Performance Guide¶
Do not start with this guide. * First, please get Caiman working with your data, using the minimal set of changes to defaults needed to verify that it is working * Second, become familiar with the Caiman software; without that it will be hard for you to know what to change and why
This guide will change according to feedback and common questions, and is designed to address both CPU optimisation and memory optimisation. As of this writing, the guide is minimal; more substantial advice will be filled in over time.
Online versus offline¶
The first choice with Caiman is whether to use it in online or offline mode. This is not purely a performance concern - the features available between the two modes are not identical, with the online mode having some newer features and having generally better performance. The difference is covered better elsewhere (including the Caiman paper), but in brief: * data passes through the offline mode in a series of steps that run to completion before the next * data passes through the online mode streaming through those steps, where a chunk of data may be entering an early stage (like motion correction) while other chunks may already be in a later stage (like signal extraction)
Clustering options¶
Caiman supports running in linear mode (which is very slow and useful mainly for debugging), ipyparallel, and multiprocessing. You can also set the number of processes Caiman will use (when not in linear mode). Clustering options are set in the call to cm.cluster.setup_cluster() and are one knob you will want to look at (although note that you may find bugs with unusual settings, or find that some settings require an unreasonable amount of RAM with your data).
Patch size¶
Patch size is the other side of clustering options, and specify the granularity of breaking down the data for processing. This setting must be set in ways that fit your clustering options; spinning up a number of worker processes will not be helpful if there are not sufficient patches to hand out to them for work. Patches are the unit of potential work in most stages in the Caiman pipeline (online or offline).
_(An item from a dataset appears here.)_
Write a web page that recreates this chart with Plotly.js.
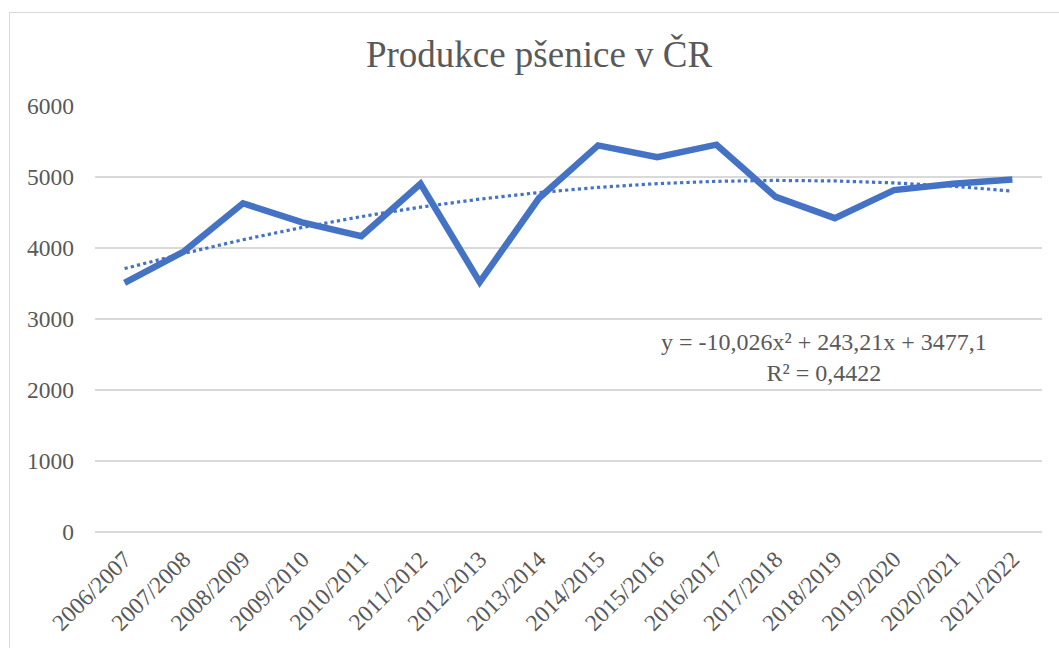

Alternate builds of dependencies and unsupported environment variables¶
If you cannot get the performance (or memory usage) you need with Caiman, you may be able to explore alternate versions of Caiman dependencies in the conda environment, as well as some of the undocumented (such as GPU-based function) features in the Caiman codebase. This is only for the adventurous, as we will not be able to support such features very readily, and our environment might not match yours. If you do this, please familiarise yourself with the codebase first.
If you have suitable GPU hardware, look into enabling GPU support in tensorflow, by reading the README-GPU.md doc.
For some of these alternative dependencies, they may be installable through conda. Some platforms, for example, have alternate builds of math libraries that either will use CPU instructions specific to certain CPUs, or some OS parallelisation settings. Look in particular at OMP_NUM_THREADS, OPENBLAS_NUM_THREADS, and VECLIB_MAXIMUM_THREADS, but know that adjustments to these can cause the code to hang during processing.